• [Source excerpt]:
---

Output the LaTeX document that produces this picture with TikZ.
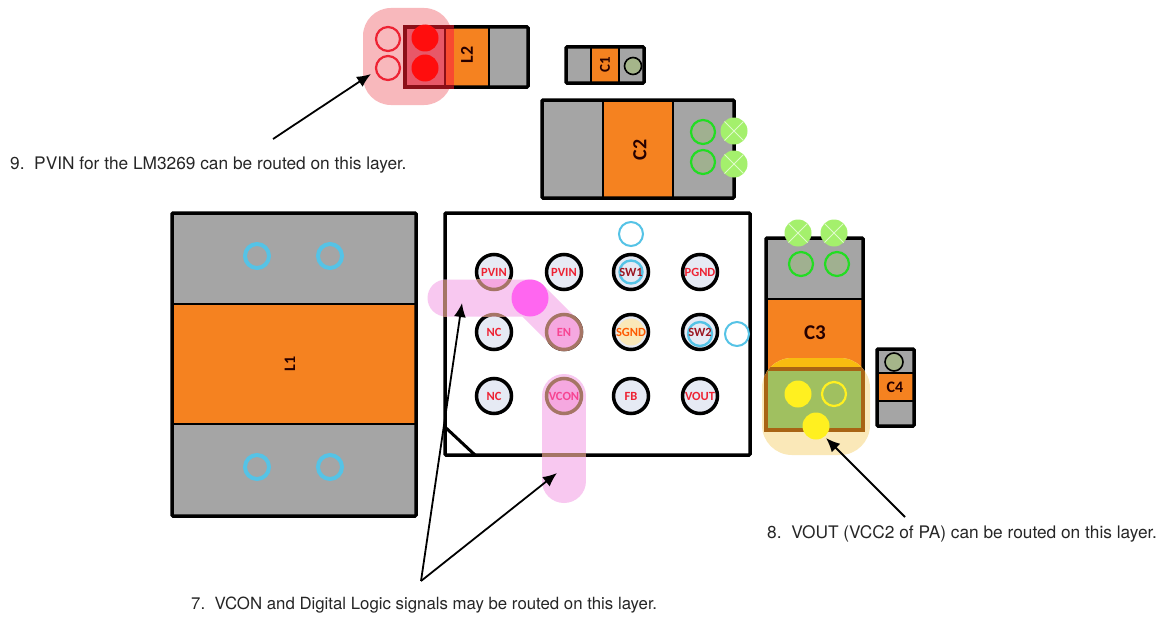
\documentclass[tikz,border=0pt]{standalone}
\usepackage{fontspec}
\setmainfont{Liberation Sans}
\newfontfamily\notefont{TeX Gyre Heros}
\newfontfamily\carlitofont{Carlito}
\usetikzlibrary{arrows.meta}
\definecolor{padgray}{HTML}{A5A5A5}
\definecolor{partorange}{HTML}{F58220}
\definecolor{padfill}{HTML}{E6EAF4}
\definecolor{viablue}{HTML}{55C3E6}
\definecolor{viagreen}{HTML}{22DD22}
\definecolor{viagreenfill}{HTML}{A0B090}
\definecolor{lightgreen}{HTML}{A4F06C}
\definecolor{padred}{HTML}{EE2233}
\definecolor{pinkbrown}{HTML}{A57565}
\definecolor{pinkarea}{HTML}{F8C8F0}
\definecolor{pinkin}{HTML}{F5A8E0}
\definecolor{magentaspot}{HTML}{FF66F0}
\definecolor{yellowblob}{HTML}{FAE8B8}
\definecolor{ambertop}{HTML}{F8BC10}
\definecolor{greenpad}{HTML}{A0C060}
\definecolor{brownedge}{HTML}{A86414}
\definecolor{viayellow}{HTML}{FFF020}
\definecolor{redblob}{HTML}{F8B8BC}
\definecolor{redpad}{HTML}{E85868}
\definecolor{redstrip}{HTML}{F84A30}
\definecolor{darkred}{HTML}{8C0F18}
\definecolor{c1via}{HTML}{A5B58A}
\tikzset{
 x=1pt,y=-1pt,
 outline/.style={draw=black,line width=3.5pt,rounded corners=1pt},
 divider/.style={draw=black,line width=2pt},
 partname/.style={font=\carlitofont\bfseries\fontsize{18}{18}\selectfont,text=black!85!red,inner sep=0pt},
 padpin/.style={circle,draw=black,line width=3.5pt,fill=padfill,minimum size=35pt,inner sep=0pt},
 pintext/.style={font=\carlitofont\bfseries\fontsize{12.5}{12.5}\selectfont,text=padred,inner sep=0pt},
 ring/.style={circle,draw=#1,line width=2.2pt,minimum size=24pt,inner sep=0pt},
 viafill/.style={circle,fill=#1,draw=none,minimum size=27pt,inner sep=0pt},
 note/.style={font=\notefont\fontsize{17.3}{18}\selectfont,text=black!85,anchor=west,inner sep=0pt},
 pointer/.style={draw=black,line width=1.8pt,-{Latex[length=14pt,width=12pt]}},
 crossvia/.style={circle,fill=lightgreen,draw=none,minimum size=27pt,inner sep=0pt,path picture={
   \draw[white!65!lightgreen,line width=.8pt] (path picture bounding box.north west)--(path picture bounding box.south east)
   (path picture bounding box.north east)--(path picture bounding box.south west);}},
}
\begin{document}
\begin{tikzpicture}
\useasboundingbox (0,0) rectangle (1166,618);
\fill[white] (0,0) rectangle (1166,618);
% L1
\fill[padgray] (172,213) rectangle (416,516);
\fill[partorange] (172,304) rectangle (416,424);
\draw[divider] (172,304)--(416,304) (172,424)--(416,424);
\draw[outline] (172,213) rectangle (416,516);
\node[partname,rotate=90,font=\carlitofont\bfseries\fontsize{16}{16}\selectfont] (l1) at (290,364) {L1};
\node[ring=viablue,line width=4pt] (l1a) at (257,256) {};
\node[ring=viablue,line width=4pt] (l1b) at (330,256) {};
\node[ring=viablue,line width=4pt] (l1c) at (257,467) {};
\node[ring=viablue,line width=4pt] (l1d) at (330,467) {};
% L2
\fill[padgray] (405,27) rectangle (528,87);
\fill[partorange] (445,27) rectangle (489,87);
\draw[divider] (445,27)--(445,87) (489,27)--(489,87);
\draw[outline] (405,27) rectangle (528,87);
\node[partname,rotate=90] (l2) at (467,55) {L2};
% red blob
\fill[redblob,rounded corners=28pt] (363,8) rectangle (452,105);
\fill[redpad] (405,27) rectangle (445,86);
\fill[redstrip] (445,27) rectangle (454,86);
\draw[darkred,line width=3.5pt] (454,27)--(405,27)--(405,87)--(454,87);
\draw[darkred,line width=2pt] (445,27)--(445,87);
\node[ring=padred] (r1) at (388,39) {};
\node[ring=padred] (r2) at (388,68) {};
\node[viafill=red!95!white] (r3) at (425,38) {};
\node[viafill=red!95!white] (r4) at (425,68) {};
% C1
\fill[padgray] (566,47) rectangle (644,83);
\fill[partorange] (591,47) rectangle (619,83);
\draw[divider] (591,47)--(591,83) (619,47)--(619,83);
\draw[outline] (566,47) rectangle (644,83);
\node[partname,rotate=90,font=\carlitofont\bfseries\fontsize{15}{15}\selectfont] (c1) at (605,65) {C1};
\node[circle,draw=black,fill=c1via,line width=1.6pt,minimum size=17pt,inner sep=0pt] (c1v) at (633,66) {};
% C2
\fill[padgray] (542,100) rectangle (734,198);
\fill[partorange] (603,100) rectangle (673,198);
\draw[divider] (603,100)--(603,198) (673,100)--(673,198);
\draw[outline] (542,100) rectangle (734,198);
\node[partname,rotate=90,font=\carlitofont\bfseries\fontsize{20}{20}\selectfont] (c2) at (640,150) {C2};
\node[ring=viagreen,fill=viagreenfill] (g1) at (703,132) {};
\node[ring=viagreen,fill=viagreenfill] (g2) at (703,162) {};
\node[crossvia] (g3) at (734,131) {};
\node[crossvia] (g4) at (734,164) {};
% C3
\fill[padgray] (766,238) rectangle (863,430);
\fill[partorange] (766,299) rectangle (863,369);
\draw[divider] (766,299)--(863,299);
\draw[outline] (766,238) rectangle (863,430);
\node[partname,font=\carlitofont\bfseries\fontsize{21}{21}\selectfont] (c3) at (815,333) {C3};
\node[ring=viagreen,fill=viagreenfill] (g5) at (801,264) {};
\node[ring=viagreen,fill=viagreenfill] (g6) at (837,264) {};
\node[crossvia] (g7) at (798,233) {};
\node[crossvia] (g8) at (834,233) {};
% yellow blob
\begin{scope}
\fill[yellowblob,rounded corners=30pt] (762,358) rectangle (870,455);
\clip[rounded corners=30pt] (762,358) rectangle (870,455);
\fill[ambertop] (767,358) rectangle (862,369);
\fill[greenpad] (766,369) rectangle (863,430);
\draw[brownedge,line width=3.5pt] (766,369) rectangle (863,430);
\end{scope}
\node[viafill=viayellow] (y1) at (798,394) {};
\node[ring=viayellow] (y2) at (834,394) {};
\node[viafill=viayellow] (y3) at (816,426) {};
% C4
\fill[padgray] (877,349) rectangle (914,426);
\fill[partorange] (877,373) rectangle (914,401);
\draw[divider] (877,373)--(914,373) (877,401)--(914,401);
\draw[outline] (877,349) rectangle (914,426);
\node[partname,font=\carlitofont\bfseries\fontsize{16}{16}\selectfont] (c4) at (895,387) {C4};
\node[circle,draw=black,fill=c1via,line width=1.6pt,minimum size=18pt,inner sep=0pt] (c4v) at (894,362) {};
% IC
\draw[outline] (445,213) rectangle (750,455);
\draw[black,line width=3pt] (445,427)--(475,455);
\node[padpin] (p1) at (494,272) {};
\node[padpin] (p2) at (564,272) {};
\node[padpin] (p3) at (631,272) {};
\node[padpin] (p4) at (700,272) {};
\node[padpin] (p5) at (494,332) {};
\node[padpin] (p6) at (564,332) {};
\node[padpin] (p7) at (631,332) {};
\node[padpin] (p8) at (700,332) {};
\node[padpin] (p9) at (494,396) {};
\node[padpin] (p10) at (564,396) {};
\node[padpin] (p11) at (631,396) {};
\node[padpin] (p12) at (700,396) {};
\node[circle,fill=yellowblob,minimum size=27pt,inner sep=0pt] (sg) at (631,332) {};
% pink routes
\draw[pinkarea,line width=37pt,line cap=round,line join=round] (446,298)--(530,298)--(564,332);
\draw[pinkarea,line width=44pt,line cap=round] (564,396)--(564,481);
\fill[pinkin] (564,332) circle[radius=18];
\fill[pinkin] (564,396) circle[radius=18];
\begin{scope}
\clip (470,279.5) rectangle (520,316.5);
\fill[pinkin] (494,272) circle[radius=18];
\draw[pinkbrown,line width=3.5pt] (494,272) circle[radius=17.5];
\draw[pinkbrown,line width=3.5pt] (494,332) circle[radius=17.5];
\end{scope}
\draw[pinkbrown,line width=3.5pt] (564,332) circle[radius=17.5];
\draw[pinkbrown,line width=3.5pt] (564,396) circle[radius=17.5];
\draw[pinkbrown,line width=3.5pt] (445,279.5)--(445,316.5);
\draw[pinkbrown,line width=3.5pt] (542,455)--(586,455);
\node[circle,fill=magentaspot,minimum size=37pt,inner sep=0pt] (spot) at (530,298) {};
% blue vias
\node[ring=viablue,line width=2pt,minimum size=24pt] (b1) at (631,234) {};
\node[ring=viablue,line width=2.4pt,minimum size=23pt] (b2) at (631,272) {};
\node[ring=viablue,line width=2.4pt,minimum size=24pt] (b3) at (700,334) {};
\node[ring=viablue,line width=2pt,minimum size=24pt] (b4) at (737,334) {};
% pin labels
\node[pintext] at (p1) {PVIN};
\node[pintext] at (p2) {PVIN};
\node[pintext,text=padred!65!black] at (p3) {SW1};
\node[pintext] at (p4) {PGND};
\node[pintext] at (p5) {NC};
\node[pintext,text=magentaspot!50!padred] at (p6) {EN};
\node[pintext,text=orange!70!red] at (p7) {SGND};
\node[pintext,text=padred!65!black] at (p8) {SW2};
\node[pintext] at (p9) {NC};
\node[pintext,text=magentaspot!50!padred] at (p10) {VCON};
\node[pintext] at (p11) {FB};
\node[pintext] at (p12) {VOUT};
% notes
\node[note] (n9) at (10,165) {9.\ \ PVIN for the LM3269 can be routed on this layer.};
\node[note] (n8) at (767,534) {8.\ \ VOUT (VCC2 of PA) can be routed on this layer.};
\node[note,font=\notefont\fontsize{16.8}{18}\selectfont] (n7) at (191,605) {7.\ \ VCON and Digital Logic signals may be routed on this layer.};
\coordinate (a9s) at (273,139);
\coordinate (a9e) at (371,74);
\coordinate (a8s) at (905,517);
\coordinate (a8e) at (826,438);
\coordinate (a7s) at (421,581);
\coordinate (a7a) at (462,303);
\coordinate (a7b) at (557,473);
\draw[pointer] (a9s)--(a9e);
\draw[pointer] (a8s)--(a8e);
\draw[pointer] (a7s)--(a7a);
\draw[pointer] (a7s)--(a7b);
\end{tikzpicture}
\end{document}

---

• [Given instruction]: Show every line that contains the word "this".

• [Task solution]:
Output the LaTeX document that produces this picture with TikZ.
\node[note] (n9) at (10,165) {9.\ \ PVIN for the LM3269 can be routed on this layer.};
\node[note] (n8) at (767,534) {8.\ \ VOUT (VCC2 of PA) can be routed on this layer.};
\node[note,font=\notefont\fontsize{16.8}{18}\selectfont] (n7) at (191,605) {7.\ \ VCON and Digital Logic signals may be routed on this layer.};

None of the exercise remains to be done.